_Exercise directions_
Reproduce the listing below exactly, minus its pictures.

========================================================================

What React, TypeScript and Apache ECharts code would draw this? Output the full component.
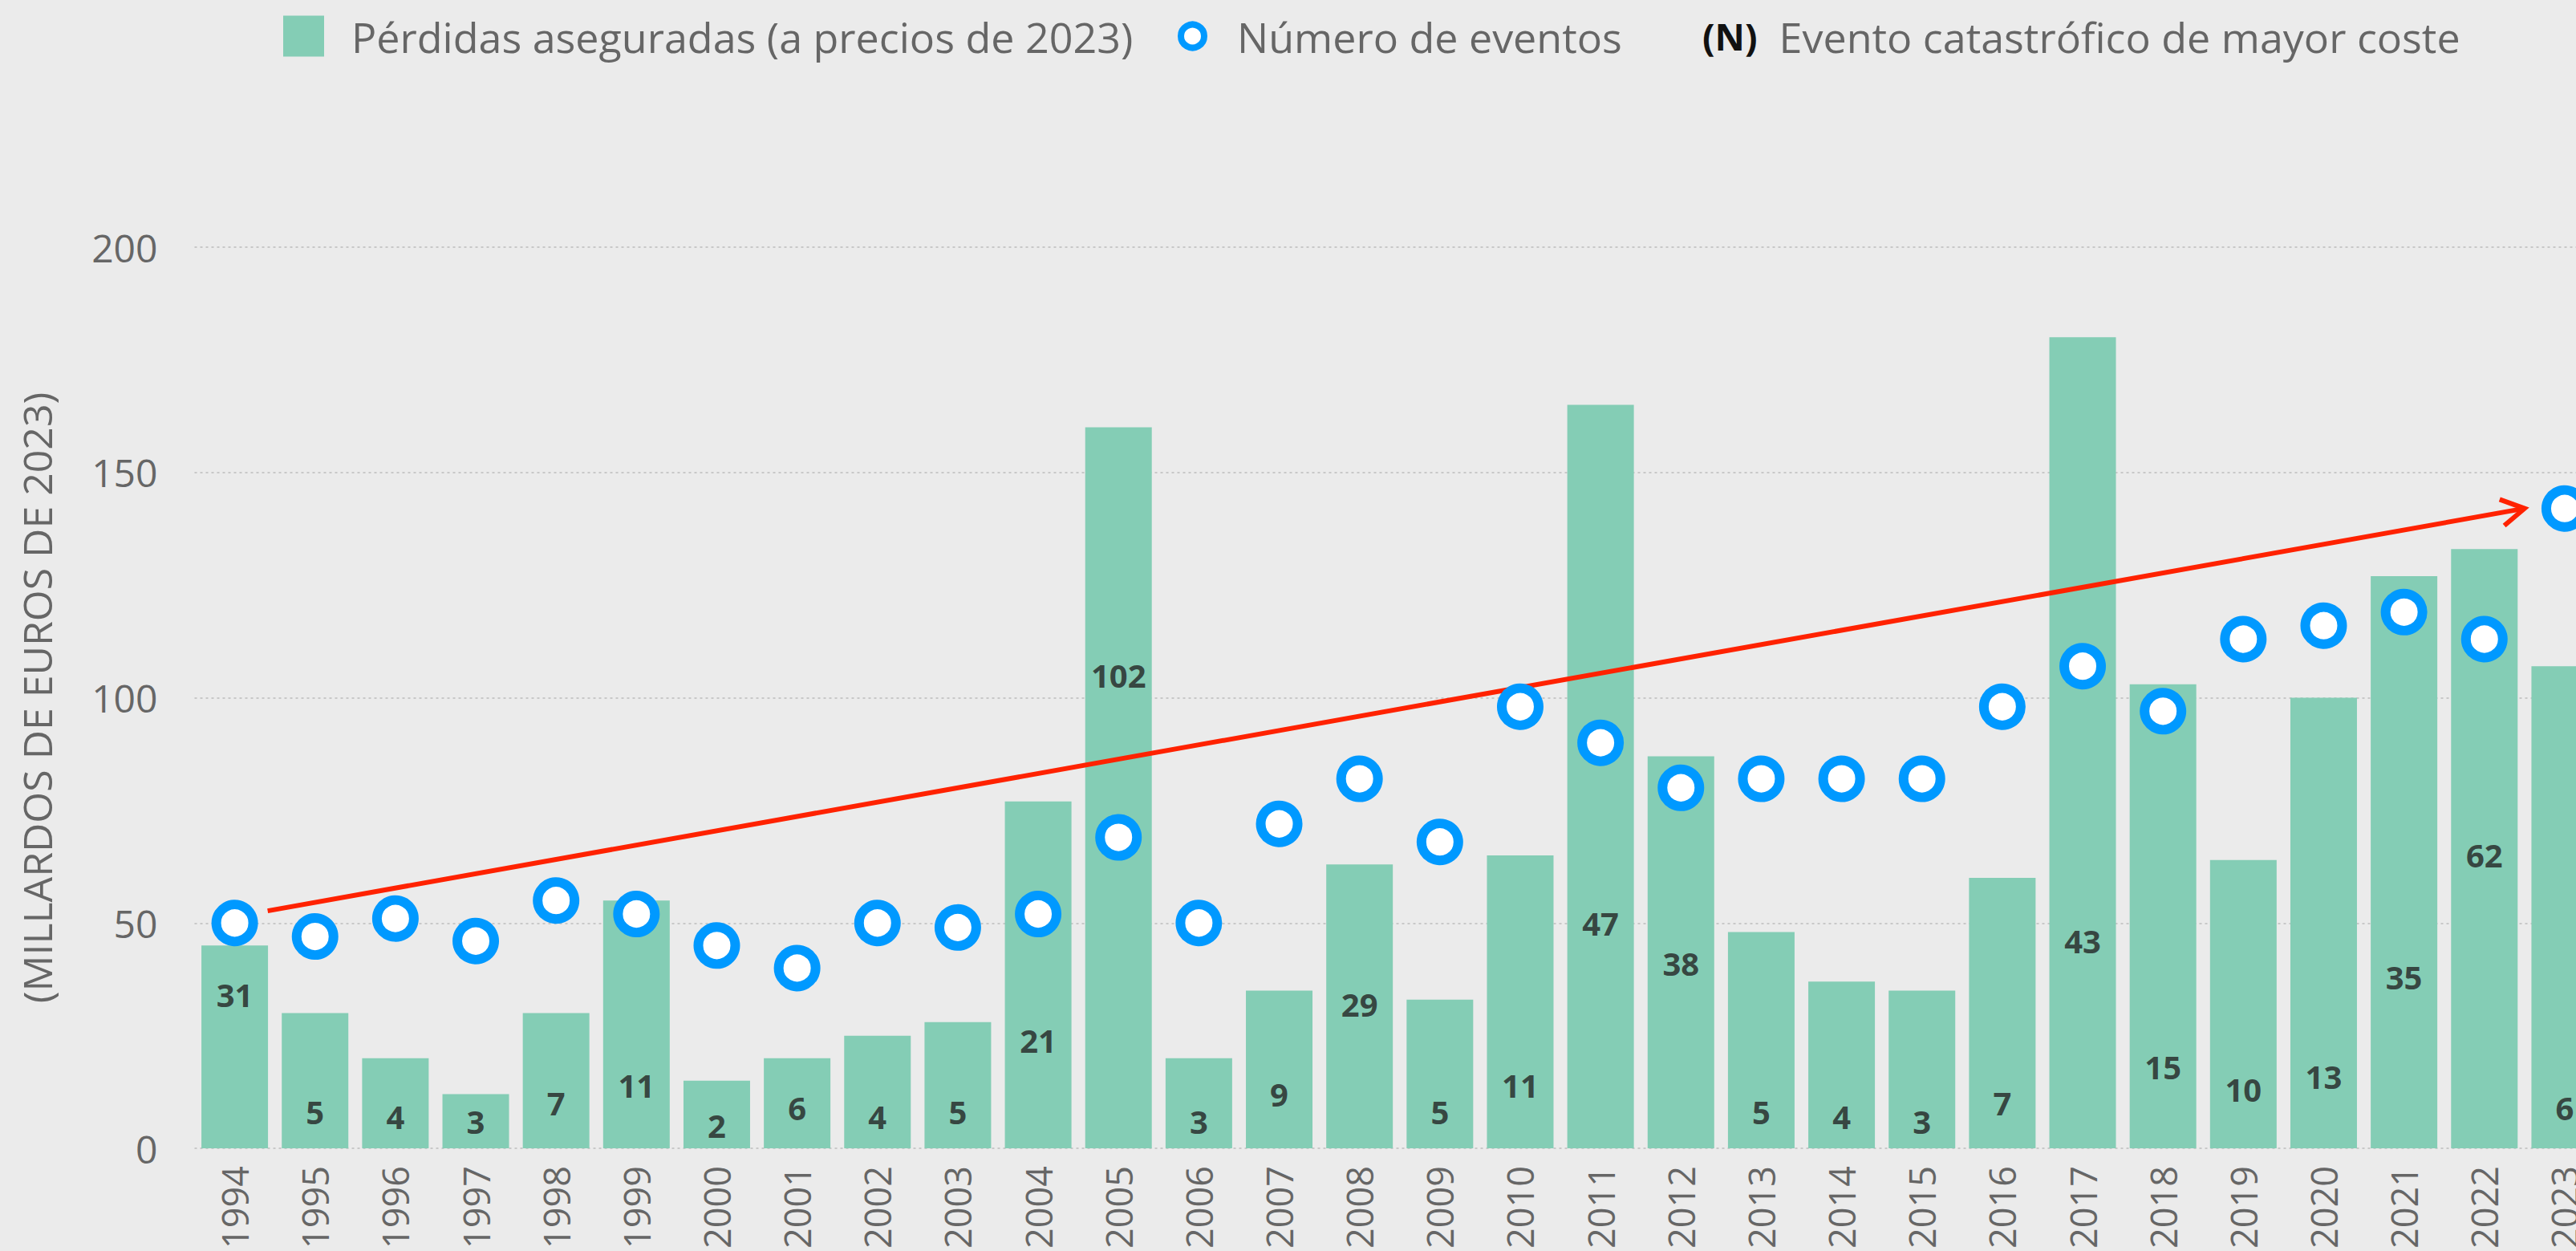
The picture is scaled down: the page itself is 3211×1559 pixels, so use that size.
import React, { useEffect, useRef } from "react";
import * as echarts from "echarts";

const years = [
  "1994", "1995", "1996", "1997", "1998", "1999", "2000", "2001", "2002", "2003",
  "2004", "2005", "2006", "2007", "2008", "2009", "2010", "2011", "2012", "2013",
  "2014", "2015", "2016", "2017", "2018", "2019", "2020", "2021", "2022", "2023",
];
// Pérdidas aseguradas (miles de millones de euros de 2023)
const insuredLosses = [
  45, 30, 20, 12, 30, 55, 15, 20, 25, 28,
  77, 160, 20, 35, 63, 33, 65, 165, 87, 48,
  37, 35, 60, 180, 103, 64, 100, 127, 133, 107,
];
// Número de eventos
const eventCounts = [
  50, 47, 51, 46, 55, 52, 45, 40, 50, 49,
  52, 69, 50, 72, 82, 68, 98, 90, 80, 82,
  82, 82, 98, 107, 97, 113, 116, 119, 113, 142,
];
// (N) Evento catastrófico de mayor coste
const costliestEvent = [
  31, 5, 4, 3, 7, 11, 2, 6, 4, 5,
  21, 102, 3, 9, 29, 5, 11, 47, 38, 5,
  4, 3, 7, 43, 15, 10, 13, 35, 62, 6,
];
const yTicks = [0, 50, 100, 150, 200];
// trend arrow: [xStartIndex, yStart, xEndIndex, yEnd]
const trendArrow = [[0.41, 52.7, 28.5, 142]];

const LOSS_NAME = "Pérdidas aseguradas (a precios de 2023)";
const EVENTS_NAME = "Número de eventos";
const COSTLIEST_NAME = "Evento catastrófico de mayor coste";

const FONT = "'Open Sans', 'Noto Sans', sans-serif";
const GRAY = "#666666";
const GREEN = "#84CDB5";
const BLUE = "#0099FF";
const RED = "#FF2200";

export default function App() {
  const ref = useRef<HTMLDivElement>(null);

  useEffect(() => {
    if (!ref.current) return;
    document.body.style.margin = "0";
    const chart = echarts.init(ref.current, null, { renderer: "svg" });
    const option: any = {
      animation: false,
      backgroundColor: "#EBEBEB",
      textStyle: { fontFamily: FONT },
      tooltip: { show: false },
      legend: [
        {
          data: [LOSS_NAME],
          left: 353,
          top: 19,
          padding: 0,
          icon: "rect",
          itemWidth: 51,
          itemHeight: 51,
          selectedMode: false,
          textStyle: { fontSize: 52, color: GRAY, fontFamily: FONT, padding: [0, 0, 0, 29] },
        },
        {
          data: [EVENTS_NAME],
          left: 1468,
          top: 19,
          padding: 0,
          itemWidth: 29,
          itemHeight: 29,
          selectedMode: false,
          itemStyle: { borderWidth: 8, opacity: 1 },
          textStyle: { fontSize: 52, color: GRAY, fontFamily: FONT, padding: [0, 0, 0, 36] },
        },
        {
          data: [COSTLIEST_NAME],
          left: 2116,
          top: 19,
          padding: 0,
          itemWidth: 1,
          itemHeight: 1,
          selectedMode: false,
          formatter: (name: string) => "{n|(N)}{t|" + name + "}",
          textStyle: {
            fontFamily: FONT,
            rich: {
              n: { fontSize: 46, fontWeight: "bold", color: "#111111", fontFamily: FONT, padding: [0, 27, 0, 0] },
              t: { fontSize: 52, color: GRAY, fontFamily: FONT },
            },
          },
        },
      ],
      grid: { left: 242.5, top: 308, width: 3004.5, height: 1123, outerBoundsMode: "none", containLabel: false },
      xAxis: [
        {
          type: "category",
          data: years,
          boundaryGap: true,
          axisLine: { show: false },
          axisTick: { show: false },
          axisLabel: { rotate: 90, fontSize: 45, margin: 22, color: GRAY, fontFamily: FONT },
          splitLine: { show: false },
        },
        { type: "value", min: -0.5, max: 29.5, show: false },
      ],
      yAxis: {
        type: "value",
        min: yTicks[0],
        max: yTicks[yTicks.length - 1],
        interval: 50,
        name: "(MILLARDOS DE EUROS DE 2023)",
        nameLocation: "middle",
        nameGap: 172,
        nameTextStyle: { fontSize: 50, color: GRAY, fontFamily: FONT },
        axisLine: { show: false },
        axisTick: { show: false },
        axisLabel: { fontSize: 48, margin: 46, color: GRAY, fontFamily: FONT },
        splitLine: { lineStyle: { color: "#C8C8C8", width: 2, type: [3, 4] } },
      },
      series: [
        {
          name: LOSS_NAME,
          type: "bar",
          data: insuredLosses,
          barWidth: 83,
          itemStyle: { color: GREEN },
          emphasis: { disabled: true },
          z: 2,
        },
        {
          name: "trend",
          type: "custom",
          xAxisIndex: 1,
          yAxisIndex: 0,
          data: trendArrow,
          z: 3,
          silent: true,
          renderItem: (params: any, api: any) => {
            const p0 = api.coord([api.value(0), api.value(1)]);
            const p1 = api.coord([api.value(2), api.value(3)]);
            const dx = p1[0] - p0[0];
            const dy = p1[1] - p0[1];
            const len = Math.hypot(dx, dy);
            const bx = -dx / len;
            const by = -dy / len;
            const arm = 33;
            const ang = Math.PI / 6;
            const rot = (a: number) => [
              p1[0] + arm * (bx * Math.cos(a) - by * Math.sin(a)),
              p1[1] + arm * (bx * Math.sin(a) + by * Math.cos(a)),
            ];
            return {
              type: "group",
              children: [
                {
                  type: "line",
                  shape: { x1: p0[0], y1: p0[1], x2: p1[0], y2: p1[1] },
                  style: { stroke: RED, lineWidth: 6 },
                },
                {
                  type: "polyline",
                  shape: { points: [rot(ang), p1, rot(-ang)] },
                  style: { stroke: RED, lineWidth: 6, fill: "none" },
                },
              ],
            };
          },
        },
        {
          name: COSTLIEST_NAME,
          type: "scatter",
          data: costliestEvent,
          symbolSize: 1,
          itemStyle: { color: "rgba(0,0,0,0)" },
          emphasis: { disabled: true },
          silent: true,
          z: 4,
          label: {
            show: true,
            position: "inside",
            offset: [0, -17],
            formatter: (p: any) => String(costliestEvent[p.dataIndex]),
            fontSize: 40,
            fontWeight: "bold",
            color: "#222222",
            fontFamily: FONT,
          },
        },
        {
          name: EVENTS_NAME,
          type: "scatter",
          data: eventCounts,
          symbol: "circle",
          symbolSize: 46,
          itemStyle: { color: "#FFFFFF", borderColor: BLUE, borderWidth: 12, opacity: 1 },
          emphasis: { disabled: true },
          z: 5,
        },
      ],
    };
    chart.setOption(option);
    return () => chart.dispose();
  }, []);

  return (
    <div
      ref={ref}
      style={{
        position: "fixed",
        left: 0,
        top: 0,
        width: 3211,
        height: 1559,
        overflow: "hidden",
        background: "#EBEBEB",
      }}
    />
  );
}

========================================================================

_Task output_
What React, TypeScript and Apache ECharts code would draw this? Output the full component.
The picture is scaled down: the page itself is 3211×1559 pixels, so use that size.
import React, { useEffect, useRef } from "react";
import * as echarts from "echarts";

const years = [
  "1994", "1995", "1996", "1997", "1998", "1999", "2000", "2001", "2002", "2003",
  "2004", "2005", "2006", "2007", "2008", "2009", "2010", "2011", "2012", "2013",
  "2014", "2015", "2016", "2017", "2018", "2019", "2020", "2021", "2022", "2023",
];
// Pérdidas aseguradas (miles de millones de euros de 2023)
const insuredLosses = [
  45, 30, 20, 12, 30, 55, 15, 20, 25, 28,
  77, 160, 20, 35, 63, 33, 65, 165, 87, 48,
  37, 35, 60, 180, 103, 64, 100, 127, 133, 107,
];
// Número de eventos
const eventCounts = [
  50, 47, 51, 46, 55, 52, 45, 40, 50, 49,
  52, 69, 50, 72, 82, 68, 98, 90, 80, 82,
  82, 82, 98, 107, 97, 113, 116, 119, 113, 142,
];
// (N) Evento catastrófico de mayor coste
const costliestEvent = [
  31, 5, 4, 3, 7, 11, 2, 6, 4, 5,
  21, 102, 3, 9, 29, 5, 11, 47, 38, 5,
  4, 3, 7, 43, 15, 10, 13, 35, 62, 6,
];
const yTicks = [0, 50, 100, 150, 200];
// trend arrow: [xStartIndex, yStart, xEndIndex, yEnd]
const trendArrow = [[0.41, 52.7, 28.5, 142]];

const LOSS_NAME = "Pérdidas aseguradas (a precios de 2023)";
const EVENTS_NAME = "Número de eventos";
const COSTLIEST_NAME = "Evento catastrófico de mayor coste";

const FONT = "'Open Sans', 'Noto Sans', sans-serif";
const GRAY = "#666666";
const GREEN = "#84CDB5";
const BLUE = "#0099FF";
const RED = "#FF2200";

export default function App() {
  const ref = useRef<HTMLDivElement>(null);

  useEffect(() => {
    if (!ref.current) return;
    document.body.style.margin = "0";
    const chart = echarts.init(ref.current, null, { renderer: "svg" });
    const option: any = {
      animation: false,
      backgroundColor: "#EBEBEB",
      textStyle: { fontFamily: FONT },
      tooltip: { show: false },
      legend: [
        {
          data: [LOSS_NAME],
          left: 353,
          top: 19,
          padding: 0,
          icon: "rect",
          itemWidth: 51,
          itemHeight: 51,
          selectedMode: false,
          textStyle: { fontSize: 52, color: GRAY, fontFamily: FONT, padding: [0, 0, 0, 29] },
        },
        {
          data: [EVENTS_NAME],
          left: 1468,
          top: 19,
          padding: 0,
          itemWidth: 29,
          itemHeight: 29,
          selectedMode: false,
          itemStyle: { borderWidth: 8, opacity: 1 },
          textStyle: { fontSize: 52, color: GRAY, fontFamily: FONT, padding: [0, 0, 0, 36] },
        },
        {
          data: [COSTLIEST_NAME],
          left: 2116,
          top: 19,
          padding: 0,
          itemWidth: 1,
          itemHeight: 1,
          selectedMode: false,
          formatter: (name: string) => "{n|(N)}{t|" + name + "}",
          textStyle: {
            fontFamily: FONT,
            rich: {
              n: { fontSize: 46, fontWeight: "bold", color: "#111111", fontFamily: FONT, padding: [0, 27, 0, 0] },
              t: { fontSize: 52, color: GRAY, fontFamily: FONT },
            },
          },
        },
      ],
      grid: { left: 242.5, top: 308, width: 3004.5, height: 1123, outerBoundsMode: "none", containLabel: false },
      xAxis: [
        {
          type: "category",
          data: years,
          boundaryGap: true,
          axisLine: { show: false },
          axisTick: { show: false },
          axisLabel: { rotate: 90, fontSize: 45, margin: 22, color: GRAY, fontFamily: FONT },
          splitLine: { show: false },
        },
        { type: "value", min: -0.5, max: 29.5, show: false },
      ],
      yAxis: {
        type: "value",
        min: yTicks[0],
        max: yTicks[yTicks.length - 1],
        interval: 50,
        name: "(MILLARDOS DE EUROS DE 2023)",
        nameLocation: "middle",
        nameGap: 172,
        nameTextStyle: { fontSize: 50, color: GRAY, fontFamily: FONT },
        axisLine: { show: false },
        axisTick: { show: false },
        axisLabel: { fontSize: 48, margin: 46, color: GRAY, fontFamily: FONT },
        splitLine: { lineStyle: { color: "#C8C8C8", width: 2, type: [3, 4] } },
      },
      series: [
        {
          name: LOSS_NAME,
          type: "bar",
          data: insuredLosses,
          barWidth: 83,
          itemStyle: { color: GREEN },
          emphasis: { disabled: true },
          z: 2,
        },
        {
          name: "trend",
          type: "custom",
          xAxisIndex: 1,
          yAxisIndex: 0,
          data: trendArrow,
          z: 3,
          silent: true,
          renderItem: (params: any, api: any) => {
            const p0 = api.coord([api.value(0), api.value(1)]);
            const p1 = api.coord([api.value(2), api.value(3)]);
            const dx = p1[0] - p0[0];
            const dy = p1[1] - p0[1];
            const len = Math.hypot(dx, dy);
            const bx = -dx / len;
            const by = -dy / len;
            const arm = 33;
            const ang = Math.PI / 6;
            const rot = (a: number) => [
              p1[0] + arm * (bx * Math.cos(a) - by * Math.sin(a)),
              p1[1] + arm * (bx * Math.sin(a) + by * Math.cos(a)),
            ];
            return {
              type: "group",
              children: [
                {
                  type: "line",
                  shape: { x1: p0[0], y1: p0[1], x2: p1[0], y2: p1[1] },
                  style: { stroke: RED, lineWidth: 6 },
                },
                {
                  type: "polyline",
                  shape: { points: [rot(ang), p1, rot(-ang)] },
                  style: { stroke: RED, lineWidth: 6, fill: "none" },
                },
              ],
            };
          },
        },
        {
          name: COSTLIEST_NAME,
          type: "scatter",
          data: costliestEvent,
          symbolSize: 1,
          itemStyle: { color: "rgba(0,0,0,0)" },
          emphasis: { disabled: true },
          silent: true,
          z: 4,
          label: {
            show: true,
            position: "inside",
            offset: [0, -17],
            formatter: (p: any) => String(costliestEvent[p.dataIndex]),
            fontSize: 40,
            fontWeight: "bold",
            color: "#222222",
            fontFamily: FONT,
          },
        },
        {
          name: EVENTS_NAME,
          type: "scatter",
          data: eventCounts,
          symbol: "circle",
          symbolSize: 46,
          itemStyle: { color: "#FFFFFF", borderColor: BLUE, borderWidth: 12, opacity: 1 },
          emphasis: { disabled: true },
          z: 5,
        },
      ],
    };
    chart.setOption(option);
    return () => chart.dispose();
  }, []);

  return (
    <div
      ref={ref}
      style={{
        position: "fixed",
        left: 0,
        top: 0,
        width: 3211,
        height: 1559,
        overflow: "hidden",
        background: "#EBEBEB",
      }}
    />
  );
}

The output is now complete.